After the Bolsheviks came to power, the Kadets became their irreconcilable opponents. They became part of the anti-Bolshevik Committee for the Salvation of the Motherland and the Revolution and the Right Center, actively helped the emerging Volunteer Army. In the elections to the Constituent Assembly, the party received 4.7 % of votes, taking first and second places in many large cities. By the decree of the Council of People’s Commissars of November 28, 1917, the Constitutional Democratic Party was declared a party of “enemies of the people”. However, for several more months, the Kadets continued their open activities in Soviet Russia.

 

In the spring of 1918, the Kadets became part of the anti-Bolshevik Russian Revival Union. In May 1918, representatives of the Ukrainian Kadet organization entered the government of Pavel Skoropadsky, who relied on German support. At a conference in Moscow at the end of May 1918, the party declared its loyalty to Russia’s allies, expecting support from Great Britain and France in the fight against the Bolsheviks. The current party tasks were as follows: the revival of united Russia, the establishment of sole power in the country, the creation of an alliance with other parties and groups to fight against the Bolsheviks, the support for the Volunteer Army. After that, mass arrests of the Constitutional Democratic Party members took place in Moscow. Many Kadets left the capital. The Central Committee began to act illegally, the unified leadership of the party had ceased.
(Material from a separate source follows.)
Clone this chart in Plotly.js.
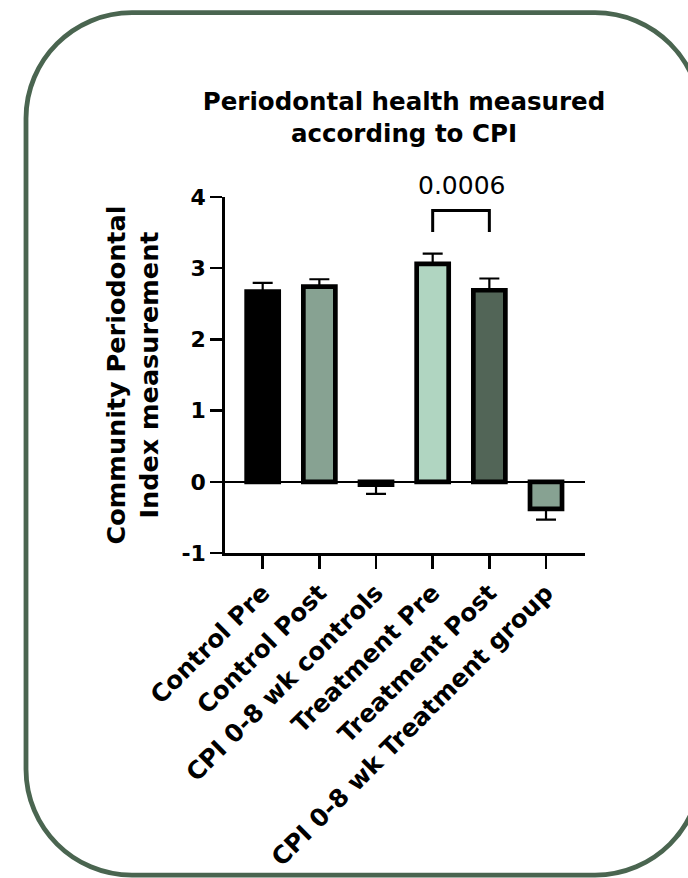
<!DOCTYPE html>
<html>
<head>
<meta charset="utf-8">
<script src="https://cdn.plot.ly/plotly-3.0.1.min.js"></script>
<style>
  html, body { margin: 0; padding: 0; background: #ffffff; }
  #chart { width: 688px; height: 878px; }
</style>
</head>
<body>
<div id="chart"></div>
<script>
// ---- data ----
const categories = [
  'Control Pre',
  'Control Post',
  'CPI 0-8 wk controls',
  'Treatment Pre',
  'Treatment Post',
  'CPI 0-8 wk Treatment group'
];
const means = [2.67, 2.74, -0.04, 3.06, 2.69, -0.38];
const semUp = [0.125, 0.105, 0, 0.145, 0.165, 0];
const semDown = [0, 0, 0.13, 0, 0, 0.15];
const yTickValues = [-1, 0, 1, 2, 3, 4];
const yTickLabels = ['-1', '0', '1', '2', '3', '4'];
const pLabel = '0.0006';
const compareIdx = [3, 4];

// ---- styles ----
const barFills = ['#000000', '#87a292', '#87a292', '#b0d5c1', '#526557', '#87a292'];
const frameColor = '#4a6550';
const FONT = 'DejaVu Sans';

// ---- geometry (pixels) ----
const W = 688, H = 878;
const M = { l: 225, r: 103, t: 196.5, b: 325.3 };
const pw = W - M.l - M.r, ph = H - M.t - M.b;
const px2x = p => (p - M.l) / pw;
const py2y = p => (H - M.b - p) / ph;

// rounded frame path in paper coordinates
function framePath(x0, y0, x1, y1, r) {
  const k = 0.5523 * r;
  const P = (x, y) => px2x(x).toFixed(5) + ',' + py2y(y).toFixed(5);
  return 'M' + P(x0 + r, y0) +
    ' L' + P(x1 - r, y0) +
    ' C' + P(x1 - r + k, y0) + ' ' + P(x1, y0 + r - k) + ' ' + P(x1, y0 + r) +
    ' L' + P(x1, y1 - r) +
    ' C' + P(x1, y1 - r + k) + ' ' + P(x1 - r + k, y1) + ' ' + P(x1 - r, y1) +
    ' L' + P(x0 + r, y1) +
    ' C' + P(x0 + r - k, y1) + ' ' + P(x0, y1 - r + k) + ' ' + P(x0, y1 - r) +
    ' L' + P(x0, y0 + r) +
    ' C' + P(x0, y0 + r - k) + ' ' + P(x0 + r - k, y0) + ' ' + P(x0 + r, y0) + ' Z';
}

const bracketLow = 3.51, bracketHigh = 3.81;
const labelPaperY = py2y(185);

const trace = {
  type: 'bar',
  x: categories,
  y: means,
  marker: { color: barFills, line: { color: '#000000', width: 4.7 } },
  error_y: {
    type: 'data', symmetric: false,
    array: semUp, arrayminus: semDown,
    color: '#000000', thickness: 2.2, width: 10
  },
  hoverinfo: 'x+y',
  cliponaxis: false
};

const layout = {
  width: W, height: H,
  margin: M,
  paper_bgcolor: '#ffffff',
  plot_bgcolor: 'rgba(0,0,0,0)',
  showlegend: false,
  bargap: 0.435,
  title: {
    text: 'Periodontal health measured<br>according to CPI',
    font: { family: FONT, size: 24.5, weight: 'bold', color: '#000000' },
    x: 404 / W, xref: 'container', xanchor: 'center',
    y: 1 - 110 / H, yref: 'container', yanchor: 'middle'
  },
  xaxis: {
    type: 'category',
    range: [-0.665, 5.688],
    showline: true, linecolor: '#000000', linewidth: 2.7,
    ticks: 'outside', ticklen: 13, tickwidth: 2.5, tickcolor: '#000000',
    tickangle: -45,
    tickfont: { family: FONT, size: 24.5, weight: 'bold', color: '#000000' },
    showgrid: false, zeroline: false, fixedrange: true
  },
  yaxis: {
    range: [-1, 4],
    tickmode: 'array',
    tickvals: yTickValues,
    ticktext: yTickLabels,
    showline: true, linecolor: '#000000', linewidth: 2.7,
    ticks: 'outside', ticklen: 12, tickwidth: 2.5, tickcolor: '#000000',
    tickfont: { family: FONT, size: 22, weight: 'bold', color: '#000000' },
    showgrid: false,
    zeroline: true, zerolinecolor: '#000000', zerolinewidth: 2.5,
    title: {
      text: 'Community Periodontal<br>Index measurement',
      font: { family: FONT, size: 25.5, weight: 'bold', color: '#000000' },
      standoff: 16
    },
    fixedrange: true
  },
  shapes: [
    {
      type: 'path', xref: 'paper', yref: 'paper', layer: 'below',
      path: framePath(26, 12, 701, 875, 106),
      line: { color: frameColor, width: 4.8 }, fillcolor: 'rgba(0,0,0,0)'
    },
    {
      type: 'path', xref: 'x', yref: 'y', layer: 'above',
      path: 'M' + compareIdx[0] + ',' + bracketLow +
            ' L' + compareIdx[0] + ',' + bracketHigh +
            ' L' + compareIdx[1] + ',' + bracketHigh +
            ' L' + compareIdx[1] + ',' + bracketLow,
      line: { color: '#000000', width: 3 }
    }
  ],
  annotations: [
    {
      xref: 'x', yref: 'paper',
      x: (compareIdx[0] + compareIdx[1]) / 2, y: labelPaperY,
      text: pLabel, showarrow: false,
      font: { family: FONT, size: 25, color: '#000000' },
      xanchor: 'center', yanchor: 'middle'
    }
  ]
};

Plotly.newPlot('chart', [trace], layout, { displayModeBar: false, staticPlot: true });
</script>
</body>
</html>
In June 1918 in Moscow, the remaining Kadets organized a supra-party association called the National Center.

 

In the second half of 1918, the Kadets actively participated in the formation of anti-Soviet governments. They took key positions in the Supreme Administration of the Northern Region, the Provisional Regional Government of the Urals, and the Crimean Regional Government. The experience of state administration during the Civil War and cooperation with officers’ organizations contributed to the swing to the right. In November, the Siberian Kadet Conference held in Omsk refused to support the Ufa Directorate and welcomed the coup in favor of Aleksander Kolchak. The Kadets took three of the five seats in the Supreme Ruler’s Council, and the Eastern Department of the Central Committee of the Party became one of the advisory bodies under Kolchak. In the North-West, the Kadets assisted General Nikolay Yudenich. In 1919, they entered the Political Council created under him, and then, the North-Western Government. In February 1919, representatives of the party were included in the Special Council of the commander of the Armed Forces of South Russia Anton Denikin, and also managed the work of the Information Agency. In 1920, a significant part of the Kadets left Russia.

 

In the first half of the 1920s, Kadet groups operated in many centers of the Russian émigré community. But due to different views on the ways to continue the struggle, the united party was never recreated and by the early 1930s, their political activity had ceased.